What does this mean for the future of work, especially in a decentralized, crypto-driven economy that often values adaptability and nuanced problem-solving? It highlights a critical blind spot: current AI, while brilliant at executing predefined, narrow instructions, utterly falters when judgment, multi-step planning, or a human-like understanding of implicit requirements comes into play. The freelance world thrives on nuance, and that’s precisely where AI currently gets lost in translation.

Beyond the Task: AI’s Struggle with ‘Common Sense’

The challenges extend far beyond the immediate demands of a client brief. Another groundbreaking study from MIT and Basis Research – using their “WorldTest” framework – delved into AI’s ability to construct coherent “world models.” Think of it as the AI’s internal understanding of how the world works, its common sense, its ability to predict and react.
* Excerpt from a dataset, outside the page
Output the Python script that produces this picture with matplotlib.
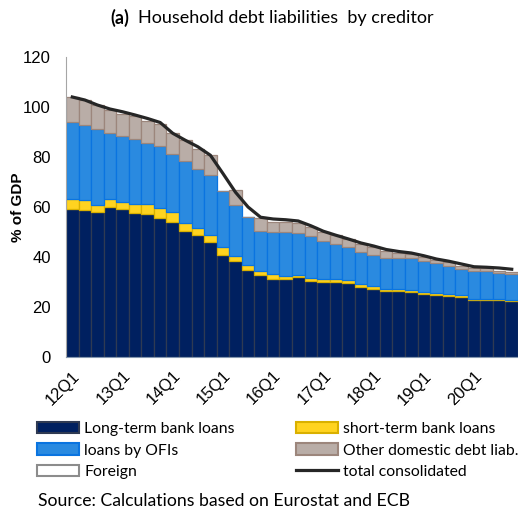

They pitted three advanced reasoning AI models against 517 human participants in 129 tasks across 43 interactive scenarios. These included classic “spot the difference” puzzles and intricate physics simulations, all demanding prediction, planning, and adaptation.

The human participants consistently outshone their silicon counterparts. While AI excels at processing vast datasets, it demonstrably struggles with grasping the cause-and-effect relationships, the unspoken rules, and the dynamic fluidity of real-world interactions. This isn’t merely about executing code; it’s about forming an intuitive understanding that allows humans to navigate complex environments with relative ease. For those in the crypto space, where understanding market sentiment, regulatory shifts, and technological implications requires a deeply contextual and evolving “world model,” this limitation in AI is a profound distinction.

So, while AI continues its impressive march in many specialized domains, these studies offer a crucial counter-narrative. The notion of AI as a universal problem-solver, capable of stepping into any role and excelling, remains a distant sci-fi fantasy. For now, the nuanced, unpredictable, and often surprisingly human demands of the gig economy – and indeed, the fabric of our universe – are still firmly within the domain of human ingenuity.